▶ [EXERCISE AIM] Include in the output only the lines from the opening of the records through the line containing "(0,0) rectangle (797,532);", each printed exactly; pictures are omitted.

▶ [PROVIDED MATERIAL]
-.-.-
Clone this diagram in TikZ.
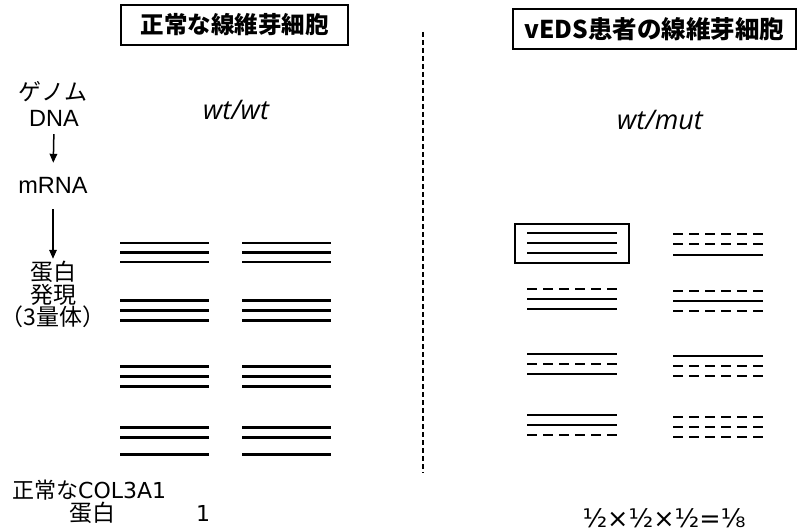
\documentclass[tikz,border=0pt]{standalone}
\usepackage{fontspec}
\setmainfont{Noto Sans CJK JP}
\newfontfamily\itf{Open Sans}
\newfontfamily\dvf{DejaVu Sans}
\newfontfamily\lsf{Liberation Sans}
\usetikzlibrary{arrows.meta}
\begin{document}
\begin{tikzpicture}[x=1pt,y=-1pt,
  sl/.style={line width=2.6pt},
  dl/.style={line width=2.6pt, dash pattern=on 10pt off 6pt},
  titlebox/.style={draw, line width=1.3pt, inner sep=0pt, font=\fontsize{23.5}{26}\selectfont\bfseries},
  lab/.style={anchor=base, inner sep=0pt, text height=17pt, text depth=0pt, font=\fontsize{23}{26}\selectfont},
  geno/.style={anchor=base, inner sep=0pt, font=\fontsize{27}{30}\selectfont\itf\itshape},
  arr/.style={line width=1.5pt, -{Triangle[length=9pt,width=7.5pt]}},
  divider/.style={line width=1.2pt, dash pattern=on 5pt off 3pt}]
\useasboundingbox (0,0) rectangle (797,532);

% titles
\node[titlebox, minimum width=227pt, minimum height=40pt] (tl) at (234.5,25) {正常な線維芽細胞};
\node[titlebox, minimum width=283pt, minimum height=40pt, font=\fontsize{24.5}{27}\selectfont\bfseries] (tr) at (654.5,29) {vEDS患者の線維芽細胞};

% divider
\coordinate (dtop) at (423,32);
\coordinate (dbot) at (423,473);
\draw[divider] (dtop) -- (dbot);

% genotypes
\node[geno] (gl) at (236,120) {wt/wt};
\node[geno] (gr) at (660,129) {wt/mut};

% left labels
\node[lab] (genome) at (53,101) {ゲノム};
\node[lab, font=\fontsize{23.5}{26}\selectfont\lsf] (dna) at (54,127) {DNA};
\node[lab, font=\fontsize{23.5}{26}\selectfont\lsf] (mrna) at (53,193) {mRNA};
\node[lab] (prot) at (53,280) {蛋白};
\node[lab] (expr) at (53,303) {発現};
\node[lab] (trimer) at (53,325) {（3量体）};
\draw[arr, shorten <=7pt, shorten >=13pt] (dna.south) -- (mrna.north);
\draw[arr, shorten <=16pt, shorten >=4pt] (mrna.south) -- (prot.north);

% bottom labels
\node[anchor=base west, inner sep=0pt, font=\fontsize{22}{26}\selectfont] (normal) at (12,498) {正常な{\dvf COL3A1}};
\node[anchor=base, inner sep=0pt, font=\fontsize{23}{26}\selectfont] (prot2) at (92,521) {蛋白};
\node[anchor=base, inner sep=0pt, font=\fontsize{22}{26}\selectfont\dvf] (one) at (203,521) {1};
\node[anchor=base, inner sep=0pt, font=\fontsize{25.5}{28}\selectfont\dvf] (frac) at (664,527) {½×½×½=⅛};

% left (normal) trimers
\foreach \xa/\xb in {120/209, 242/331} {
  \draw[sl] (\xa,243) -- (\xb,243);
  \draw[sl] (\xa,252.5) -- (\xb,252.5);
  \draw[sl] (\xa,262) -- (\xb,262);
  \draw[sl] (\xa,300.5) -- (\xb,300.5);
  \draw[sl] (\xa,310.5) -- (\xb,310.5);
  \draw[sl] (\xa,320.5) -- (\xb,320.5);
  \draw[sl] (\xa,366.5) -- (\xb,366.5);
  \draw[sl] (\xa,376.5) -- (\xb,376.5);
  \draw[sl] (\xa,386.5) -- (\xb,386.5);
  \draw[sl] (\xa,427.5) -- (\xb,427.5);
  \draw[sl] (\xa,437.5) -- (\xb,437.5);
  \draw[sl] (\xa,454.5) -- (\xb,454.5);
}

% right (vEDS) trimers, column 1
\draw[line width=1.4pt] (515,224) rectangle (629,263);
\draw[sl] (527,233) -- (617,233);
\draw[sl] (527,243) -- (617,243);
\draw[sl] (527,253) -- (617,253);

\draw[dl] (527,289) -- (617,289);
\draw[sl] (527,299) -- (617,299);
\draw[sl] (527,309) -- (617,309);

\draw[sl] (527,354) -- (617,354);
\draw[dl] (527,364) -- (617,364);
\draw[sl] (527,374) -- (617,374);

\draw[sl] (527,415) -- (617,415);
\draw[sl] (527,425) -- (617,425);
\draw[dl] (527,435) -- (617,435);

% column 2
\draw[dl] (673,234) -- (763,234);
\draw[dl] (673,244) -- (763,244);
\draw[sl] (673,255) -- (763,255);

\draw[dl] (673,291) -- (763,291);
\draw[sl] (673,301) -- (763,301);
\draw[dl] (673,311) -- (763,311);

\draw[sl] (673,356) -- (763,356);
\draw[dl] (673,366) -- (763,366);
\draw[dl] (673,376) -- (763,376);

\draw[dl] (673,417) -- (763,417);
\draw[dl] (673,427) -- (763,427);
\draw[dl] (673,437) -- (763,437);
\end{tikzpicture}
\end{document}
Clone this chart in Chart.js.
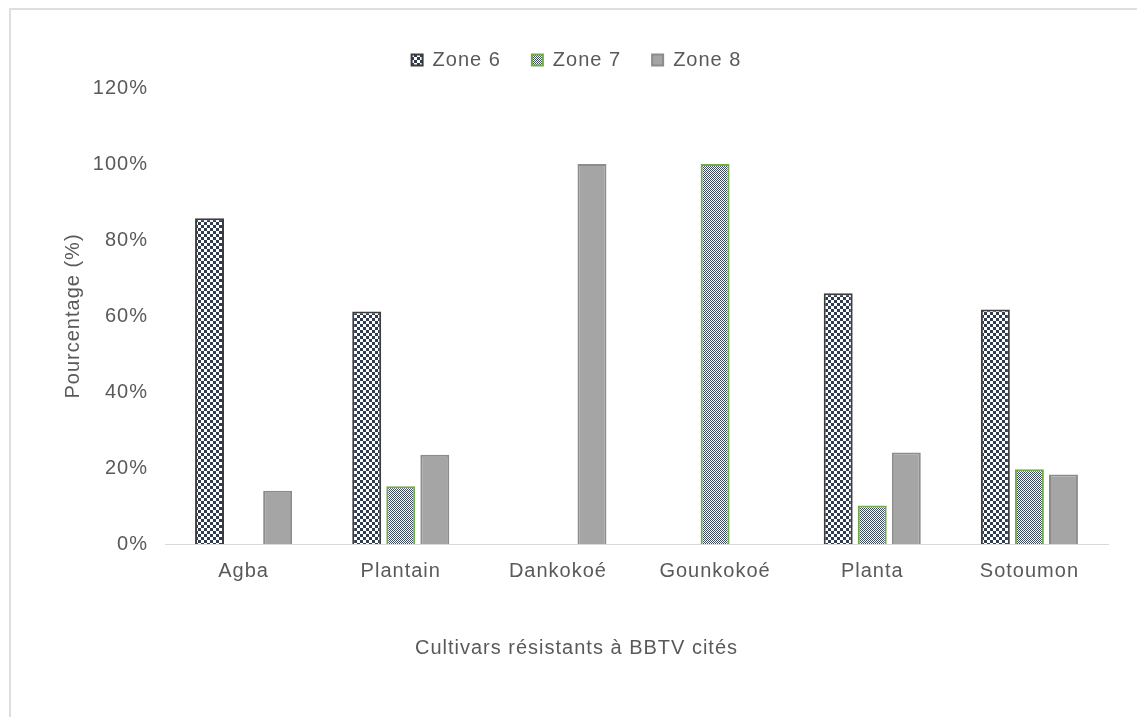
<!DOCTYPE html>
<html lang="fr">
<head>
<meta charset="utf-8">
<title>Cultivars résistants à BBTV cités</title>
<script src="https://cdn.jsdelivr.net/npm/chart.js@4/dist/chart.umd.min.js"></script>
<style>
  html, body { margin: 0; padding: 0; background: #ffffff; overflow: hidden; }
  #wrap { position: relative; width: 1137px; height: 717px; }
  #frame { position: absolute; left: 9px; top: 8px; width: 1300px; height: 900px;
           border: 2px solid #dedede; box-sizing: border-box; pointer-events: none; }
  canvas { position: absolute; left: 0; top: 0; }
</style>
</head>
<body>
<div id="wrap">
  <div id="frame"></div>
  <canvas id="chart" width="1137" height="717"></canvas>
</div>
<script>
// Cultivars cited as resistant to BBTV, share of respondents per zone
const categories = ['Agba', 'Plantain', 'Dankokoé', 'Gounkokoé', 'Planta', 'Sotoumon'];
const seriesNames = ['Zone 6', 'Zone 7', 'Zone 8'];
const zone6 = [0.857, 0.612, 0, 0, 0.660, 0.617];
const zone7 = [0, 0.152, 0, 1.0, 0.101, 0.197];
const zone8 = [0.140, 0.235, 1.0, 0, 0.241, 0.183];
const yTicks = [0, 0.2, 0.4, 0.6, 0.8, 1.0, 1.2];

const textColor = '#595959';
const fontFamily = '"Liberation Sans", Arial, sans-serif';

// Fill patterns for the first two series
function makePattern(size, ink, cells) {
  const c = document.createElement('canvas');
  c.width = size; c.height = size;
  const g = c.getContext('2d');
  g.fillStyle = '#ffffff';
  g.fillRect(0, 0, size, size);
  g.fillStyle = ink;
  cells.forEach(([x, y, w, h]) => g.fillRect(x, y, w, h));
  return g.createPattern(c, 'repeat');
}
const bigChecker = makePattern(6, '#2f3b4e', [[0, 0, 3, 3], [3, 3, 3, 3]]);
const smallChecker = makePattern(2, '#3d4a60', [[0, 0, 1, 1], [1, 1, 1, 1]]);

// Slightly spaced glyphs for all canvas text
const spacing = {
  id: 'spacing',
  beforeUpdate(chart) { chart.ctx.letterSpacing = '1px'; },
  beforeDraw(chart) { chart.ctx.letterSpacing = '1px'; }
};

// Empty strip between the legend and the plot area
const legendGap = {
  id: 'legendGap',
  beforeInit(chart) {
    Chart.layouts.addBox(chart, {
      position: 'top', weight: 0, fullSize: true, options: {},
      left: 0, top: 0, right: 0, bottom: 0, width: 0, height: 0,
      isHorizontal() { return true; },
      update(maxWidth) { this.width = maxWidth; this.height = 8; },
      draw() {}
    });
  }
};

Chart.defaults.font.family = fontFamily;
Chart.defaults.font.size = 20;
Chart.defaults.color = textColor;

new Chart(document.getElementById('chart'), {
  type: 'bar',
  data: {
    labels: categories,
    datasets: [
      { label: seriesNames[0], data: zone6, backgroundColor: bigChecker,
        borderColor: '#3c3c3c', borderWidth: 2 },
      { label: seriesNames[1], data: zone7, backgroundColor: smallChecker,
        borderColor: '#70ad47', borderWidth: 2 },
      { label: seriesNames[2], data: zone8, backgroundColor: '#a5a5a5',
        borderColor: '#8c8c8c', borderWidth: 2 }
    ]
  },
  plugins: [spacing, legendGap],
  options: {
    responsive: false,
    animation: false,
    devicePixelRatio: 1,
    layout: { padding: { left: 45, right: 29, top: 19, bottom: 57 } },
    datasets: { bar: { categoryPercentage: 0.65, barPercentage: 0.85, borderSkipped: 'start' } },
    plugins: {
      tooltip: { enabled: false },
      legend: {
        position: 'top',
        labels: {
          boxWidth: 11, boxHeight: 11, padding: 31,
          color: textColor, font: { size: 20 }
        }
      },
      title: {
        display: true,
        position: 'bottom',
        text: 'Cultivars résistants à BBTV cités',
        color: textColor,
        font: { size: 20, weight: 'normal' },
        padding: 0
      }
    },
    scales: {
      x: {
        grid: { display: false },
        border: { display: true, color: '#d9d9d9', width: 1 },
        ticks: { padding: 7, color: textColor, font: { size: 20 }, maxRotation: 0 },
        afterFit(scale) { scale.height = 92; }
      },
      y: {
        min: 0, max: 1.2,
        grid: { display: false, drawTicks: false },
        border: { display: false },
        afterBuildTicks(scale) { scale.ticks = yTicks.map(v => ({ value: v })); },
        ticks: {
          padding: 17, color: textColor, font: { size: 20 },
          callback: v => Math.round(v * 100) + '%'
        },
        title: { display: true, text: 'Pourcentage (%)',
                 color: textColor, font: { size: 20 }, padding: { top: 16, bottom: 4 } },
        afterFit(scale) { scale.width = 120; }
      }
    }
  }
});
</script>
</body>
</html>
-.-.-
▶ [COMPLETED EXERCISE]
Clone this diagram in TikZ.
\documentclass[tikz,border=0pt]{standalone}
\usepackage{fontspec}
\setmainfont{Noto Sans CJK JP}
\newfontfamily\itf{Open Sans}
\newfontfamily\dvf{DejaVu Sans}
\newfontfamily\lsf{Liberation Sans}
\usetikzlibrary{arrows.meta}
\begin{document}
\begin{tikzpicture}[x=1pt,y=-1pt,
  sl/.style={line width=2.6pt},
  dl/.style={line width=2.6pt, dash pattern=on 10pt off 6pt},
  titlebox/.style={draw, line width=1.3pt, inner sep=0pt, font=\fontsize{23.5}{26}\selectfont\bfseries},
  lab/.style={anchor=base, inner sep=0pt, text height=17pt, text depth=0pt, font=\fontsize{23}{26}\selectfont},
  geno/.style={anchor=base, inner sep=0pt, font=\fontsize{27}{30}\selectfont\itf\itshape},
  arr/.style={line width=1.5pt, -{Triangle[length=9pt,width=7.5pt]}},
  divider/.style={line width=1.2pt, dash pattern=on 5pt off 3pt}]
\useasboundingbox (0,0) rectangle (797,532);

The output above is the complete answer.